Christensen’s title character, as the publicity materials for her second novel suggest, is only loosely (perhaps for obvious legal reasons) based on Tom Cruise’s boyfriend, should he exist. Here, Jeremy maintains “Ted’s” New York brownstone, pays his bills, and guards the secret that could destroy his career. But when Ted and his wife, Giselle, a movie star whose name is box-office magic, adopt a child and become America’s most photographed family, Jeremy finds himself without a job, and, more important, bereft of the love of his life. As a gossip columnist says, offering to wage Jeremy’s revenge with a story, “Blind items can be even more scandalous than names in bold type, depending on the story.”
This story actually quits being scandalous after a while, perhaps because it’s too busy being well written. It’s hard to bother keeping track of whether Jeremy, a novelist, is a fictionalization of a real, star-fucking friend of the author’s, or if his painter friend Felicia, who uses his likeness in her work, might be a cameo appearance by the writer. (Properly interpreted, does this make Tom Cruise’s hypothetical ex-boyfriend a painter?) The potential parallels are ever present, in ways that will be familiar to readers of not only Primary Colors or The Hours, but presumably the long-awaited The Wind Done Gone, books that gain resonance by hacking into large preexisting chambers of public interest. To Christensen’s credit, it is (at least briefly) more interesting to follow Felicia and Jeremy’s fight over her portrait than to wonder if it has a real antecedent.

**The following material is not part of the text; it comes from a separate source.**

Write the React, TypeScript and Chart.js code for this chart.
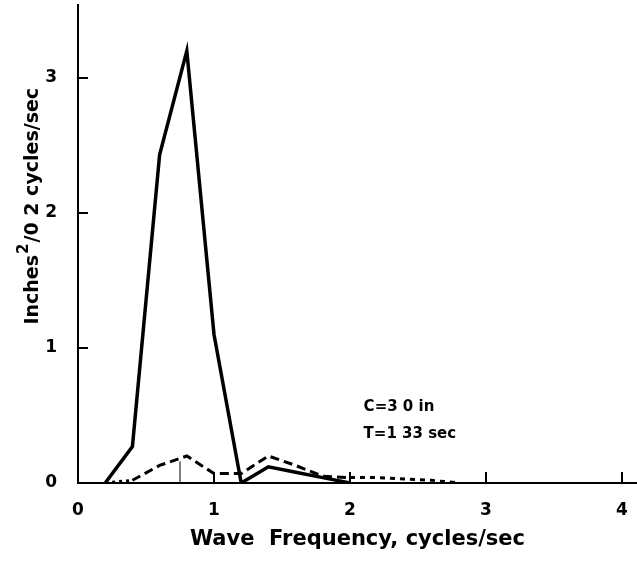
import React, { useEffect, useRef } from 'react';
import { Chart, registerables } from 'chart.js';

Chart.register(...registerables);

// Solid curve
const solidFreq = [0.2, 0.4, 0.6, 0.8, 1.0, 1.2, 1.4, 1.6, 1.8, 2.0];
const solidValues = [0, 0.27, 2.43, 3.2, 1.1, 0, 0.12, 0.08, 0.04, 0];

// Dashed curve
const dashFreq = [0.2, 0.4, 0.6, 0.8, 1.0, 1.2, 1.4, 1.6, 1.8, 2.0, 2.2, 2.4, 2.6, 2.8];
const dashValues = [0, 0.02, 0.13, 0.2, 0.07, 0.07, 0.2, 0.13, 0.05, 0.04, 0.04, 0.03, 0.02, 0];

// thin vertical mark
const markFreq = [0.75, 0.75];
const markValues = [0, 0.16];

const xTicks = [0, 1, 2, 3, 4];
const yTicks = [0, 1, 2, 3];

const notes = ['C=3 0 in', 'T=1 33 sec'];
const noteX = 2.1;
const noteY = [0.56, 0.36];

const yTitleMain = 'Inches';
const yTitleSup = '2';
const yTitleRest = '/0 2 cycles/sec';
const yTitleCenter = 2.05;

const FONT = '"DejaVu Sans", sans-serif';

const innerTicks = {
  id: 'innerTicks',
  afterDraw(chart: any) {
    const { ctx, scales } = chart;
    const x = scales.x;
    const y = scales.y;
    ctx.save();
    ctx.strokeStyle = '#000';
    ctx.lineWidth = 2;
    xTicks.forEach((v) => {
      if (v === 0) return;
      const px = Math.round(x.getPixelForValue(v));
      ctx.beginPath();
      ctx.moveTo(px, y.bottom);
      ctx.lineTo(px, y.bottom - 11);
      ctx.stroke();
    });
    yTicks.forEach((v) => {
      if (v === 0) return;
      const py = Math.round(y.getPixelForValue(v));
      ctx.beginPath();
      ctx.moveTo(x.left, py);
      ctx.lineTo(x.left + 10, py);
      ctx.stroke();
    });
    ctx.fillStyle = '#000';
    ctx.font = 'bold 15px ' + FONT;
    ctx.textBaseline = 'middle';
    ctx.textAlign = 'left';
    notes.forEach((t, i) => {
      ctx.fillText(t, x.getPixelForValue(noteX), y.getPixelForValue(noteY[i]));
    });

    // rotated y title with a large superscript
    const mainFont = 'bold 19px ' + FONT;
    const supFont = 'bold 15px ' + FONT;
    ctx.font = mainFont;
    const w1 = ctx.measureText(yTitleMain).width;
    const w3 = ctx.measureText(yTitleRest).width;
    ctx.font = supFont;
    const w2 = ctx.measureText(yTitleSup).width + 2;
    const total = w1 + w2 + w3;
    ctx.translate(31, y.getPixelForValue(yTitleCenter));
    ctx.rotate(-Math.PI / 2);
    ctx.textAlign = 'left';
    ctx.textBaseline = 'middle';
    let cx = -total / 2;
    ctx.font = mainFont;
    ctx.fillText(yTitleMain, cx, 2);
    cx += w1;
    ctx.font = supFont;
    ctx.fillText(yTitleSup, cx + 1, -7);
    cx += w2;
    ctx.font = mainFont;
    ctx.fillText(yTitleRest, cx, 2);
    ctx.restore();
  },
};

export default function App() {
  const ref = useRef<HTMLCanvasElement | null>(null);

  useEffect(() => {
    if (!ref.current) return;
    const toXY = (xs: number[], ys: number[]) => xs.map((v, i) => ({ x: v, y: ys[i] }));
    const chart = new Chart(ref.current, {
      type: 'line',
      data: {
        datasets: [
          {
            data: toXY(solidFreq, solidValues),
            borderColor: '#000',
            borderWidth: 3.5,
            pointRadius: 0,
            tension: 0,
            fill: false,
          },
          {
            data: toXY(dashFreq, dashValues),
            borderColor: '#000',
            borderWidth: 3,
            borderDash: [9, 5],
            pointRadius: 0,
            tension: 0,
            fill: false,
            segment: {
              borderDash: (c: any) =>
                c.p0.parsed.x >= 1.95 ? [5, 5] : c.p1.parsed.x <= 0.41 ? [3, 4] : undefined,
            },
          },
          {
            data: toXY(markFreq, markValues),
            borderColor: '#000',
            borderWidth: 1,
            pointRadius: 0,
            fill: false,
          },
        ],
      },
      options: {
        responsive: false,
        maintainAspectRatio: false,
        devicePixelRatio: 1,
        animation: false,
        layout: { padding: { top: 5, right: 0, left: 0, bottom: 0 } },
        plugins: { legend: { display: false }, tooltip: { enabled: false } },
        scales: {
          x: {
            type: 'linear',
            min: 0,
            max: 4.11,
            afterBuildTicks: (s: any) => {
              s.ticks = xTicks.map((v) => ({ value: v }));
            },
            afterFit: (s: any) => {
              s.height = 79;
              s.paddingLeft = 0;
              s.paddingRight = 0;
              s.paddingTop = 0;
              s.paddingBottom = 0;
            },
            grid: { display: false, drawTicks: false },
            border: { display: true, color: '#000', width: 2 },
            ticks: {
              color: '#000',
              font: { family: FONT, size: 17, weight: 'bold' },
              padding: 17,
              maxRotation: 0,
              callback: (v: any) => String(v),
            },
            title: {
              display: true,
              text: 'Wave  Frequency, cycles/sec',
              color: '#000',
              font: { family: FONT, size: 21, weight: 'bold' },
              padding: { top: 0, bottom: 10 },
            },
          },
          y: {
            type: 'linear',
            min: 0,
            max: 3.54,
            afterBuildTicks: (s: any) => {
              s.ticks = yTicks.map((v) => ({ value: v }));
            },
            afterFit: (s: any) => {
              s.width = 78;
              s.paddingLeft = 0;
              s.paddingRight = 0;
              s.paddingTop = 0;
              s.paddingBottom = 0;
            },
            grid: { display: false, drawTicks: false },
            border: { display: true, color: '#000', width: 2 },
            ticks: {
              color: '#000',
              font: { family: FONT, size: 17, weight: 'bold' },
              padding: 21,
              callback: (v: any) => String(v),
            },
            title: { display: false },
          },
        },
      },
      plugins: [innerTicks],
    } as any);
    return () => chart.destroy();
  }, []);

  return (
    <div style={{ position: 'fixed', left: 0, top: 0, width: 637, height: 562, background: '#fff' }}>
      <canvas ref={ref} width={637} height={562} style={{ width: 637, height: 562 }} />
    </div>
  );
}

The bulk of the book covers the months after the collapse of Jeremy’s long-stalled relationship. Work and family fill the void—his first novel, a portrait of his absentee father that has been ten years in the writing, nears conclusion just as his secondary career as a porn writer, in which he fictionalizes the life of his new roommate in order to pay the rent, takes off. Jeremy’s mother, a poet hitting her stride in her fifties, and his sister, a musician with a pretentious rock band and a dubious Irish boyfriend, hit milestones of their own, which require his presence and spark his snappy comebacks. Life, he keeps remarking, just goes on, and it does so in ways that will seem familiar to city readers; the “openings, closings, and bad repartee” that Lou Reed noted 30 years ago are still with us.
Alongside its potential prominence as a blind item, Jeremy Thrane is being sold as “social satire,” which makes me wonder: did I miss something? True, there are “normalizing, non-judgmental, open-minded” penis-themed parties here. There’s a series of air kisses spelled “mwah mwah, mwah mwah, mwah mwah,” and a romantic rival with a fake Japanese accent. But as I read it, this is much less a social commentary than just a good book with a fine sense of humor; I remember laughing, and feeling as though someone was occasionally fumbling for my heartstrings. Christensen’s final uptick in plotline is also mercifully two-faced, offering hope in literary and personal endeavors, and ample room for her protagonist to take two steps back.